French judges have questioned ex-President Nicolas Sarkozy over claims his 2007 election campaign was financed with funds secured illegally from France's richest woman.
In a case that could wreck the 57-year-old's hopes of a political comeback, Sarkozy is suspected of taking financial advantage of elderly L'Oreal heiress Liliane Bettencourt when she was too frail to fully understand what she was doing.
Sarkozy's appearance comes with his right-wing UMP party in turmoil after the battle to replace him degenerated into mud-slinging and both contenders claimed victory.
Examining magistrate Jean-Michel Gentil and two other judges spent most of yesterday quizzing Sarkozy about how he obtained funding from Bettencourt, who is now 90 and in poor health since 2006.
Judicial sources said Sarkozy could be formally indicted on a charge of taking advantage of someone in a position of weakness, although the magistrate could also interrogate him as a witness under caution.

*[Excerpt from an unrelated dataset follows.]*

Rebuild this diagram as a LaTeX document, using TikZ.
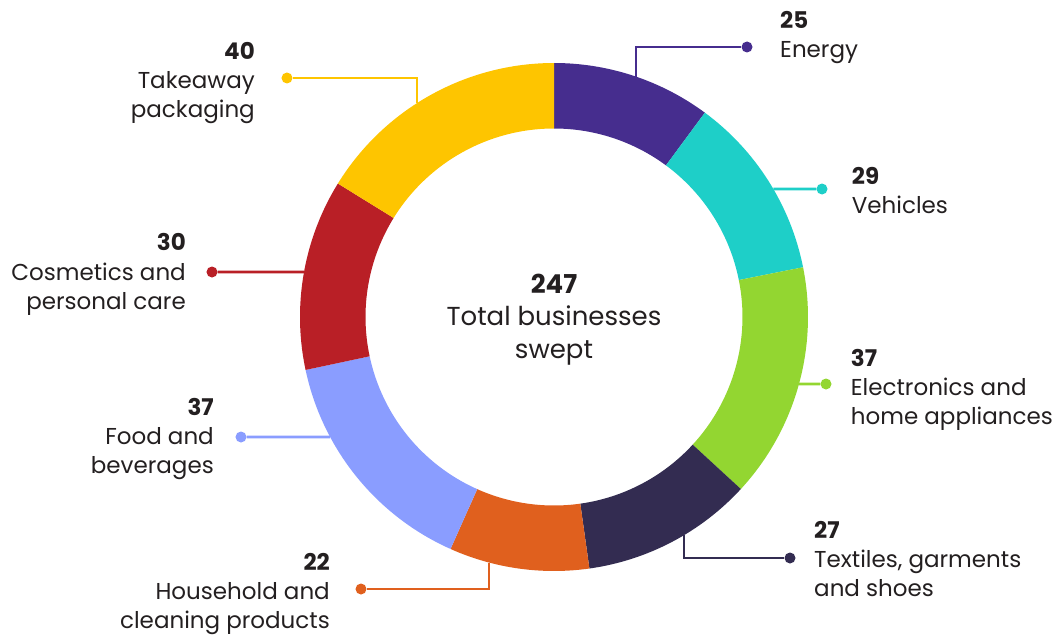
\documentclass[tikz,border=0pt]{standalone}
\usepackage{fontspec}
\setmainfont{Poppins}
\usepackage{xcolor}
\usepackage{tikz}

\definecolor{energy}{RGB}{70,45,142}
\definecolor{vehicles}{RGB}{30,207,200}
\definecolor{electronics}{RGB}{147,214,49}
\definecolor{textiles}{RGB}{51,44,81}
\definecolor{household}{RGB}{224,96,30}
\definecolor{food}{RGB}{138,157,255}
\definecolor{cosmetics}{RGB}{185,31,38}
\definecolor{takeaway}{RGB}{254,197,0}
\definecolor{txt}{RGB}{35,31,32}

\begin{document}
\begin{tikzpicture}[x=1pt, y=1pt,
    lead/.style={line width=2.6pt},
    ldot/.style={circle, fill, inner sep=0pt, minimum size=11pt},
    lbl/.style={inner sep=0pt, text=txt, font=\fontsize{23}{29.3}\selectfont}]
    \useasboundingbox (-554,-318) rectangle (503,317);

    % Leader lines (drawn first, the ring covers their ends)
    \coordinate (en-ring) at (71.2:254);
    \coordinate (ve-ring) at (30.26:254);
    \coordinate (el-ring) at (-15.29:254);
    \coordinate (te-ring) at (-59.2:254);
    \coordinate (ho-ring) at (-104.8:254);
    \coordinate (fo-ring) at (208.2:254);
    \coordinate (co-ring) at (169.8:254);
    \coordinate (ta-ring) at (122.6:254);

    \node[ldot, energy] (en-dot) at (193,270) {};
    \node[ldot, vehicles] (ve-dot) at (268,128) {};
    \node[ldot, electronics] (el-dot) at (272,-67) {};
    \node[ldot, textiles] (te-dot) at (236,-241) {};
    \node[ldot, household] (ho-dot) at (-193,-272) {};
    \node[ldot, food] (fo-dot) at (-313,-120) {};
    \node[ldot, cosmetics] (co-dot) at (-342,45) {};
    \node[ldot, takeaway] (ta-dot) at (-267,239) {};

    \draw[lead, energy] (en-ring) |- (en-dot);
    \draw[lead, vehicles] (ve-ring) -- (ve-dot);
    \draw[lead, electronics] (el-ring) -- (el-dot);
    \draw[lead, textiles] (te-ring) |- (te-dot);
    \draw[lead, household] (ho-ring) |- (ho-dot);
    \draw[lead, food] (fo-ring) -- (fo-dot);
    \draw[lead, cosmetics] (co-ring) -- (co-dot);
    \draw[lead, takeaway] (ta-ring) |- (ta-dot);

    % Ring segments, clockwise from the top
    \fill[energy] (90:254) arc[start angle=90, end angle=53.56, radius=254] -- (53.56:188.5) arc[start angle=53.56, end angle=90, radius=188.5] -- cycle;
    \fill[vehicles] (53.56:254) arc[start angle=53.56, end angle=11.30, radius=254] -- (11.30:188.5) arc[start angle=11.30, end angle=53.56, radius=188.5] -- cycle;
    \fill[electronics] (11.30:254) arc[start angle=11.30, end angle=-42.63, radius=254] -- (-42.63:188.5) arc[start angle=-42.63, end angle=11.30, radius=188.5] -- cycle;
    \fill[textiles] (-42.63:254) arc[start angle=-42.63, end angle=-81.98, radius=254] -- (-81.98:188.5) arc[start angle=-81.98, end angle=-42.63, radius=188.5] -- cycle;
    \fill[household] (-81.98:254) arc[start angle=-81.98, end angle=-114.04, radius=254] -- (-114.04:188.5) arc[start angle=-114.04, end angle=-81.98, radius=188.5] -- cycle;
    \fill[food] (-114.04:254) arc[start angle=-114.04, end angle=-167.97, radius=254] -- (-167.97:188.5) arc[start angle=-167.97, end angle=-114.04, radius=188.5] -- cycle;
    \fill[cosmetics] (-167.97:254) arc[start angle=-167.97, end angle=-211.70, radius=254] -- (-211.70:188.5) arc[start angle=-211.70, end angle=-167.97, radius=188.5] -- cycle;
    \fill[takeaway] (-211.70:254) arc[start angle=-211.70, end angle=-270, radius=254] -- (-270:188.5) arc[start angle=-270, end angle=-211.70, radius=188.5] -- cycle;

    % Centre text
    \node[inner sep=0pt, text=txt, align=center, anchor=north, font=\fontsize{26}{32.5}\selectfont] (total) at (0,43.2) {\textbf{247}\\Total businesses\\swept};

    % Labels
    \node[lbl, anchor=north west, align=left] (en-lbl) at (226,306) {\textbf{25}\\Energy};
    \node[lbl, anchor=north west, align=left] (ve-lbl) at (297.7,150.3) {\textbf{29}\\Vehicles};
    \node[lbl, anchor=north west, align=left] (el-lbl) at (296.7,-31.7) {\textbf{37}\\Electronics and\\home appliances};
    \node[lbl, anchor=north west, align=left] (te-lbl) at (260,-204) {\textbf{27}\\Textiles, garments\\and shoes};
    \node[lbl, anchor=north east, align=right] (ho-lbl) at (-224,-236) {\textbf{22}\\Household and\\cleaning products};
    \node[lbl, anchor=north east, align=right] (fo-lbl) at (-340,-80.7) {\textbf{37}\\Food and\\beverages};
    \node[lbl, anchor=north east, align=right] (co-lbl) at (-368,83.6) {\textbf{30}\\Cosmetics and\\personal care};
    \node[lbl, anchor=north east, align=right] (ta-lbl) at (-299,275) {\textbf{40}\\Takeaway\\packaging};
\end{tikzpicture}
\end{document}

The allegation against Sarkozy is two-fold: the money obtained from her took his campaign funds over legal limits and it was secured without her full knowledge or consent.
This latter claim was made by Bettencourt's former accountant, Claire Thibout, in 2010.
She told police she'd handed envelopes stuffed with cash to Bettencourt's right-hand man, Patrice de Maistre, on the understanding it was to be passed to Sarkozy's campaign treasurer, Eric Woerth.
Maistre withdrew €4 million ($6.3 million) in cash from Bettencourt's Swiss bank account in seven instalments between 2007 and 2009. It's suspected some or all of it could have found its way to Sarkozy or his party.
Sarkozy, who lost immunity from prosecution after losing the presidential election to Socialist Francois Hollande in May, is facing a slew of legal inquiries including probes into opinion poll contracts, an illegal police investigation into journalists and alleged kickbacks on a Pakistani arms deal used to finance the right in 1995, when Sarkozy was Budget Minister.